On this week’s Teachers Teaching Teachers, we have some of our current and former students on the podcast to talk about the high school-college transition. We are also joined by a couple of National Writing Project teachers who have been involved with the “Framework for Success in Post-secondary Writing” that came out a few months ago. These frameworks include this amazing list that we invite you to explore:
Habits of Mind
The Framework identifies eight habits of mind essential for success in college writing—ways of approaching learning that are both intellectual and practical and will support students’ success in a variety of fields and disciplines:
- Curiosity: the desire to know more about the world.
- Openness: the willingness to consider new ways of being and thinking in the world.
- Engagement: a sense of investment and involvement in learning.

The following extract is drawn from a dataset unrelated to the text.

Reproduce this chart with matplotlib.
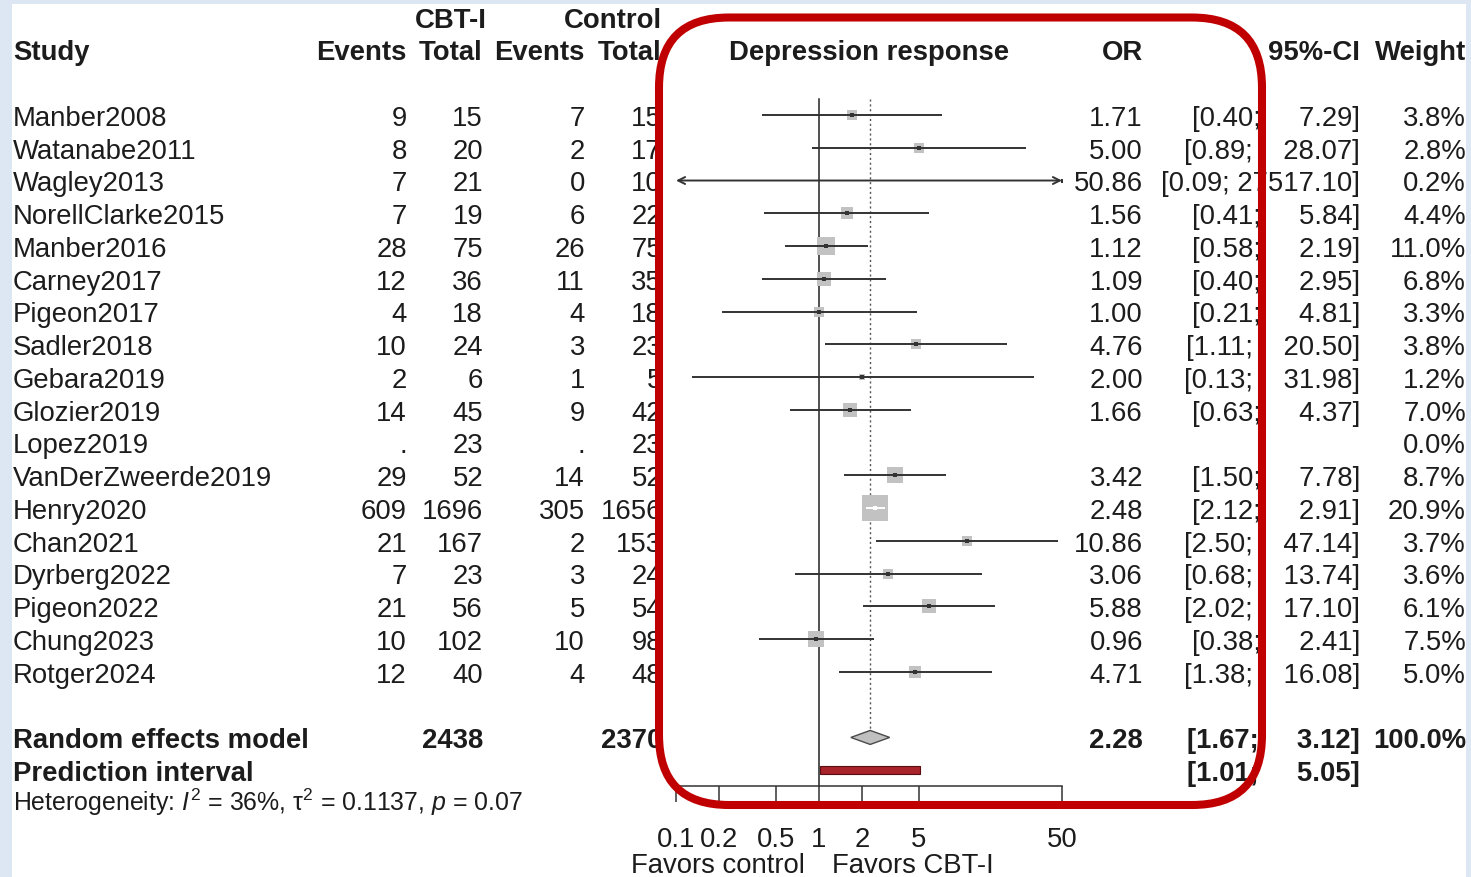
import numpy as np
import matplotlib
matplotlib.use("Agg")
import matplotlib.pyplot as plt
from matplotlib.patches import FancyBboxPatch, Rectangle, Polygon
from matplotlib.transforms import blended_transform_factory

plt.rcParams["font.family"] = ["Liberation Sans", "DejaVu Sans"]
plt.rcParams["mathtext.fontset"] = "custom"
plt.rcParams["mathtext.rm"] = "Liberation Sans"
plt.rcParams["mathtext.it"] = "Liberation Sans:italic"
plt.rcParams["mathtext.bf"] = "Liberation Sans:bold"

# study data
studies = ["Manber2008", "Watanabe2011", "Wagley2013", "NorellClarke2015", "Manber2016",
           "Carney2017", "Pigeon2017", "Sadler2018", "Gebara2019", "Glozier2019",
           "Lopez2019", "VanDerZweerde2019", "Henry2020", "Chan2021", "Dyrberg2022",
           "Pigeon2022", "Chung2023", "Rotger2024"]
cbt_events = [9, 8, 7, 7, 28, 12, 4, 10, 2, 14, None, 29, 609, 21, 7, 21, 10, 12]
cbt_total = [15, 20, 21, 19, 75, 36, 18, 24, 6, 45, 23, 52, 1696, 167, 23, 56, 102, 40]
ctl_events = [7, 2, 0, 6, 26, 11, 4, 3, 1, 9, None, 14, 305, 2, 3, 5, 10, 4]
ctl_total = [15, 17, 10, 22, 75, 35, 18, 23, 5, 42, 23, 52, 1656, 153, 24, 54, 98, 48]
odds = [1.71, 5.00, 50.86, 1.56, 1.12, 1.09, 1.00, 4.76, 2.00, 1.66, None, 3.42,
        2.48, 10.86, 3.06, 5.88, 0.96, 4.71]
ci_low = [0.40, 0.89, 0.09, 0.41, 0.58, 0.40, 0.21, 1.11, 0.13, 0.63, None, 1.50,
          2.12, 2.50, 0.68, 2.02, 0.38, 1.38]
ci_high = [7.29, 28.07, 27517.10, 5.84, 2.19, 2.95, 4.81, 20.50, 31.98, 4.37, None,
           7.78, 2.91, 47.14, 13.74, 17.10, 2.41, 16.08]
weights = [3.8, 2.8, 0.2, 4.4, 11.0, 6.8, 3.3, 3.8, 1.2, 7.0, 0.0, 8.7, 20.9, 3.7,
           3.6, 6.1, 7.5, 5.0]

re_or, re_low, re_high = 2.28, 1.67, 3.12
pi_low, pi_high = 1.01, 5.05
re_cbt_total, re_ctl_total = 2438, 2370
ticks = [0.1, 0.2, 0.5, 1, 2, 5, 50]
tick_labels = ["0.1", "0.2", "0.5", "1", "2", "5", "50"]

W, H = 1471, 878
ROW0, ROWH = 116, 32.76
FS = 19.8
TXT = "#1c1c1c"
BASE = 0.3

fig = plt.figure(figsize=(W / 100, H / 100), dpi=100)
fig.patch.set_facecolor("#dde7f4")

# background slide area
bg = fig.add_axes([0, 0, 1, 1], zorder=0)
bg.set_xlim(0, W)
bg.set_ylim(H, 0)
bg.axis("off")
bg.add_patch(Rectangle((12, 5), 1454, 880, facecolor="white", edgecolor="none"))

# forest axes: log OR horizontally, rows vertically
ax = fig.add_axes([676 / W, 0, 386 / W, 1], zorder=1)
ax.set_xscale("log")
ax.set_xlim(0.1, 50)
ax.set_ylim((H - ROW0) / ROWH, -ROW0 / ROWH)
ax.axis("off")
ax.patch.set_alpha(0)

tr = blended_transform_factory(bg.transData, ax.transData)


def txt(x, row, s, ha="right", bold=False, size=FS):
    ax.text(x, row + BASE * size / FS, s, transform=tr, ha=ha, va="baseline",
            fontsize=size, fontweight="bold" if bold else "normal", color=TXT,
            clip_on=False)


# headers
txt(487, -3, "CBT-I", bold=True)
txt(662, -3, "Control", bold=True)
txt(13, -2, "Study", ha="left", bold=True)
txt(407, -2, "Events", bold=True)
txt(483, -2, "Total", bold=True)
txt(585, -2, "Events", bold=True)
txt(662, -2, "Total", bold=True)
txt(869, -2, "Depression response", ha="center", bold=True)
txt(1143, -2, "OR", bold=True)
txt(1360, -2, "95%-CI", bold=True)
txt(1466, -2, "Weight", bold=True)

px_per_dec = 386 / np.log10(500)
wl = max(len(f"{v:.2f}") for v in ci_low if v is not None)
wu = max(len(f"{v:.2f}") for v in ci_high if v is not None)


def ci_text(lo, hi):
    return f"[{lo:.2f}".rjust(wl + 1) + "; " + f"{hi:.2f}".rjust(wu) + "]"


for i, name in enumerate(studies):
    txt(13, i, name, ha="left")
    txt(407, i, "." if cbt_events[i] is None else str(cbt_events[i]))
    txt(483, i, str(cbt_total[i]))
    txt(585, i, "." if ctl_events[i] is None else str(ctl_events[i]))
    txt(662, i, str(ctl_total[i]))
    txt(1466, i, f"{weights[i]:.1f}%")
    if odds[i] is None:
        continue
    txt(1143, i, f"{odds[i]:.2f}")
    txt(1360, i, ci_text(ci_low[i], ci_high[i]))

    side = 5.6 * np.sqrt(weights[i])
    ax.scatter([odds[i]], [i], marker="s", s=(side * 0.72) ** 2, color="#c2c2c2",
               linewidths=0, zorder=2)
    half = side / 2 / px_per_dec
    inside = (np.log10(ci_high[i]) - np.log10(odds[i]) < half and
              np.log10(odds[i]) - np.log10(ci_low[i]) < half)
    col = "white" if inside else "#333333"
    lo_c, hi_c = max(ci_low[i], 0.1), min(ci_high[i], 50)
    style = ("<" if ci_low[i] < 0.1 else "") + "-" + (">" if ci_high[i] > 50 else "")
    if style == "-":
        ax.plot([lo_c, hi_c], [i, i], color=col, lw=1.4, zorder=3, solid_capstyle="butt")
    else:
        ax.annotate("", xy=(hi_c, i), xytext=(lo_c, i), annotation_clip=False,
                    arrowprops=dict(arrowstyle=style + ",head_length=0.5,head_width=0.25",
                                    color=col, lw=1.4, shrinkA=0, shrinkB=0), zorder=3)
    ax.scatter([odds[i]], [i], marker="s", s=10, color=col, linewidths=0, zorder=4)

# pooled estimate
RE_ROW, PI_ROW, HET_ROW = 19, 20, 20.95
txt(13, RE_ROW, "Random effects model", ha="left", bold=True)
txt(483, RE_ROW, str(re_cbt_total), bold=True)
txt(662, RE_ROW, str(re_ctl_total), bold=True)
txt(1143, RE_ROW, f"{re_or:.2f}", bold=True)
txt(1360, RE_ROW, ci_text(re_low, re_high), bold=True)
txt(1466, RE_ROW, "100.0%", bold=True)
txt(13, PI_ROW, "Prediction interval", ha="left", bold=True)
txt(1360, PI_ROW, ci_text(pi_low, pi_high), bold=True)
txt(13, HET_ROW, r"Heterogeneity: $I^2$ = 36%, τ$^2$ = 0.1137, $p$ = 0.07", ha="left", size=17.9)

dh = 7 / ROWH
ax.add_patch(Polygon([(re_low, RE_ROW), (re_or, RE_ROW - dh), (re_high, RE_ROW),
                      (re_or, RE_ROW + dh)], closed=True, facecolor="#c0c0c0",
                     edgecolor="#4a4a4a", lw=1.0, zorder=3))
ph = 4 / ROWH
ax.add_patch(Rectangle((pi_low, PI_ROW - ph), pi_high - pi_low, 2 * ph,
                       facecolor="#a8232a", edgecolor="#5a0c10", lw=0.8, zorder=3))

# reference lines
top = (100 - ROW0) / ROWH
axis_row = (787 - ROW0) / ROWH
tick_end = (803 - ROW0) / ROWH
ax.plot([1, 1], [top, axis_row], color="#222222", lw=1.1, zorder=1)
ax.plot([re_or, re_or], [top, RE_ROW - dh], color="#555555", lw=1.0,
        linestyle=(0, (1.5, 2)), zorder=1)

# x axis
ax.plot([ticks[0], ticks[-1]], [axis_row, axis_row], color="#333333", lw=1.1, clip_on=False)
ax.vlines(ticks, axis_row, tick_end, color="#333333", lw=1.1, clip_on=False)
for t, lab in zip(ticks, tick_labels):
    ax.text(t, 22 + BASE, lab, ha="center", va="baseline", fontsize=FS, color=TXT,
            clip_on=False)
txt(805, 22.82, "Favors control", ha="right")
txt(832, 22.82, "Favors CBT-I", ha="left")

# highlight box
ov = fig.add_axes([0, 0, 1, 1], zorder=3)
ov.set_xlim(0, W)
ov.set_ylim(H, 0)
ov.axis("off")
ov.patch.set_alpha(0)
ov.add_patch(FancyBboxPatch((659, 18.5), 603, 787.5,
                            boxstyle="round,pad=0,rounding_size=70",
                            facecolor="none", edgecolor="#c00000", lw=5.8))

fig.savefig("out.png", dpi=100, facecolor=fig.get_facecolor())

- Creativity: the ability to use novel approaches for generating, investigating, and representing ideas.
- Persistence: the ability to sustain interest in and attention to short- and long-term projects.
- Responsibility: the ability to take ownership of one’s actions and
understand the consequences of those actions for oneself and others.
- Flexibility: the ability to adapt to situations, expectations, or demands.
- Metacognition: the ability to reflect on one’s own thinking as well
as on the individual and cultural processes used to structure knowledge.
Our guests on this podcast include:
- Lennie Irvin (who recently completed his PhD), is the Co-Director of the San Antonio Writing Project. In addition to working with the above
frameworks, for the past four summers, Lennie has facilitated an open
institute, Crossing2College where they’ve been asking:
Every year, we have far too many students like Ian. They aren’t the AP kids (though they might be), and they aren’t the students who fail our classes. They do OK, even sometimes receiving excellent grades in our high school classrooms. But when they get to college, they place into Developmental English classes, or worse (like Ian) they crash and burn and drop out of college. They fall off the bridge between high school and college. This site is devoted to local efforts to help more students graduating from high school place directly into college level writing classes, and importantly—do well in freshman composition. It is meant both as a resource and a professional community of practice dedicated to doing more to prepare our students for college and for helping these students do well once they are in college, for “college readiness” and “student success” in college are really two sides of the same coin.
- Kirsten Jamsen whose affiliations include being the co-director of the Minnesota Writing Project.
Kirsten presented on the “Frameworks for Success in Postsecondary Writing” at the National Writing Project’s Annual Meeting in November, where she discussed the statement’s purpose, and recounted the process of composing it. We’ll ask her do some of that again. We’ll also use some of her questions from that session to guide our discussion on Wednesday evening: “What is your response to the statement? How might you use it to promote effective writing instruction at your school? How could this statement help you design thoughtful professional development?”
- David Pulling whose students at Louisiana State University, Eunice, have been posting on Voices on the Gulf this year. David is the Director of Continuing Education at LSU Eunice, and will share his insights into what it takes to be a successful college writer as well. David is also an active member of the The National Writing Project of Acadiana.